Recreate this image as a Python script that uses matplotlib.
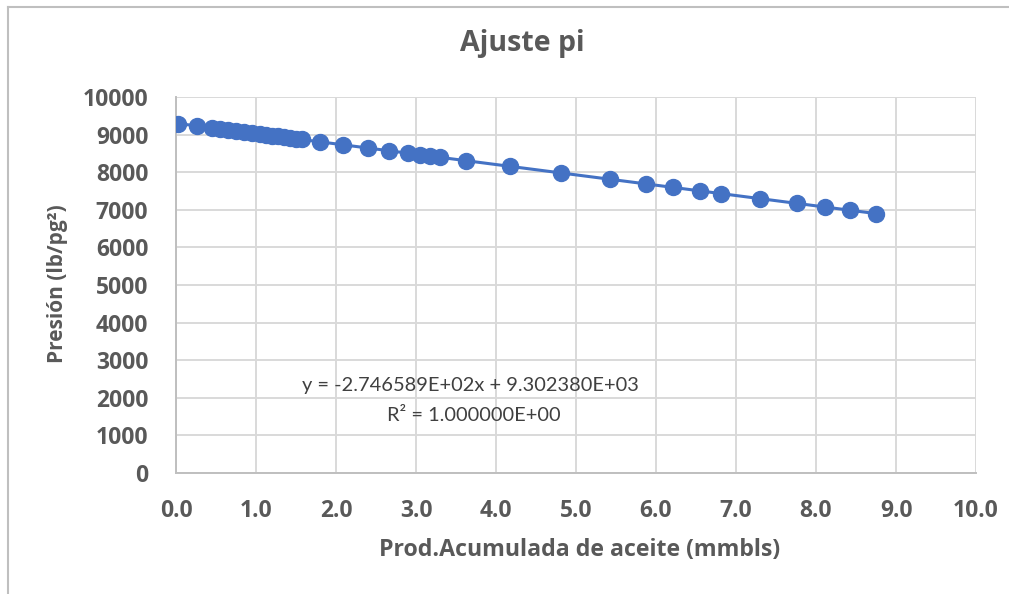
import numpy as np
import matplotlib.pyplot as plt
from matplotlib.lines import Line2D

# Datos: producción acumulada (mmbls) vs presión (lb/pg2)
prod_acum = [0.03, 0.26, 0.45, 0.55, 0.65, 0.75, 0.85, 0.95, 1.05, 1.12,
             1.20, 1.28, 1.35, 1.42, 1.50, 1.57, 1.80, 2.09, 2.40, 2.66,
             2.90, 3.05, 3.17, 3.30, 3.63, 4.17, 4.81, 5.42, 5.88, 6.21,
             6.55, 6.81, 7.30, 7.76, 8.11, 8.42, 8.75]
presion = [9294, 9231, 9179, 9151, 9124, 9096, 9069, 9041, 9014, 8995,
           8973, 8951, 8932, 8912, 8890, 8871, 8808, 8728, 8643, 8572,
           8506, 8465, 8432, 8396, 8305, 8157, 7981, 7814, 7687, 7597,
           7503, 7432, 7297, 7171, 7075, 6990, 6899]

eq_text = "y = -2.746589E+02x + 9.302380E+03"
r2_text = "R² = 1.000000E+00"

x_ticks = np.arange(0, 10.01, 1.0)
y_ticks = np.arange(0, 10001, 1000)

azul = "#4472C4"
gris_txt = "#595959"
gris_grid = "#d9d9d9"
negrita = ["Open Sans", "DejaVu Sans"]

plt.rcParams["font.family"] = ["Lato", "DejaVu Sans"]

fig = plt.figure(figsize=(10.09, 5.94), dpi=100)
ax = fig.add_axes([0.1744, 0.2037, 0.7929, 0.6330])

# línea de tendencia (ajuste lineal) + puntos
m, b = np.polyfit(prod_acum, presion, 1)
xs = np.array([prod_acum[0], prod_acum[-1]])
ax.plot(xs, m * xs + b, color=azul, linewidth=2.2, zorder=3)
ax.plot(prod_acum, presion, "o", color=azul, markersize=11.5, zorder=4)

ax.set_xlim(0, 10)
ax.set_ylim(0, 10000)
ax.set_xticks(x_ticks)
ax.set_yticks(y_ticks)
ax.set_xticklabels([f"{v:.1f}" for v in x_ticks])
ax.set_yticklabels([f"{int(v)}" for v in y_ticks])
ax.tick_params(length=0, colors=gris_txt)
ax.tick_params(axis="x", pad=19)
ax.tick_params(axis="y", pad=20)
for lbl in ax.get_xticklabels() + ax.get_yticklabels():
    lbl.set_fontweight("bold")
    lbl.set_family(negrita)
    lbl.set_fontsize(16.5)

ax.grid(True, color=gris_grid, linewidth=1.4)
ax.set_axisbelow(True)
for s in ["top", "right"]:
    ax.spines[s].set_visible(False)
ax.spines["left"].set_color("#bfbfbf")
ax.spines["bottom"].set_color("#bfbfbf")
ax.spines["left"].set_linewidth(1.4)
ax.spines["bottom"].set_linewidth(1.4)

ax.text(0.3675, 0.234, eq_text, transform=ax.transAxes, ha="center",
        va="center", fontsize=14.4, color="#404040")
ax.text(0.3725, 0.152, r2_text, transform=ax.transAxes, ha="center",
        va="center", fontsize=14.4, color="#404040")

fig.text(0.5178, 1 - 44 / 594, "Ajuste pi", ha="center", va="center",
         fontsize=20.5, fontweight="bold", color=gris_txt, family=negrita)
fig.text(0.5740, 1 - 550 / 594, "Prod.Acumulada de aceite (mmbls)",
         ha="center", va="center", fontsize=16.7, fontweight="bold",
         color=gris_txt, family=negrita)
fig.text(57 / 1009, 1 - 284 / 594, "Presión (lb/pg²)", rotation=90,
         ha="center", va="center", fontsize=15, fontweight="bold",
         color=gris_txt, family=negrita)

# marco del área del gráfico (recortado a la derecha y abajo)
fig.add_artist(Line2D([8 / 1009, 1], [1 - 7 / 594] * 2, color="#bfbfbf",
                      linewidth=1.5, transform=fig.transFigure))
fig.add_artist(Line2D([8 / 1009] * 2, [0, 1 - 7 / 594], color="#bfbfbf",
                      linewidth=1.5, transform=fig.transFigure))

fig.savefig("out.png", dpi=100)
plt.close()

_ _ _ _

_Aim:_
Everything from the first line of the listing above through the line that contains "7503, 7432, 7297, 7171, 7075, 6990, 6899]" is to be restated word for word, minus the pictures.

_Exercise result:_
Recreate this image as a Python script that uses matplotlib.
import numpy as np
import matplotlib.pyplot as plt
from matplotlib.lines import Line2D

# Datos: producción acumulada (mmbls) vs presión (lb/pg2)
prod_acum = [0.03, 0.26, 0.45, 0.55, 0.65, 0.75, 0.85, 0.95, 1.05, 1.12,
             1.20, 1.28, 1.35, 1.42, 1.50, 1.57, 1.80, 2.09, 2.40, 2.66,
             2.90, 3.05, 3.17, 3.30, 3.63, 4.17, 4.81, 5.42, 5.88, 6.21,
             6.55, 6.81, 7.30, 7.76, 8.11, 8.42, 8.75]
presion = [9294, 9231, 9179, 9151, 9124, 9096, 9069, 9041, 9014, 8995,
           8973, 8951, 8932, 8912, 8890, 8871, 8808, 8728, 8643, 8572,
           8506, 8465, 8432, 8396, 8305, 8157, 7981, 7814, 7687, 7597,
           7503, 7432, 7297, 7171, 7075, 6990, 6899]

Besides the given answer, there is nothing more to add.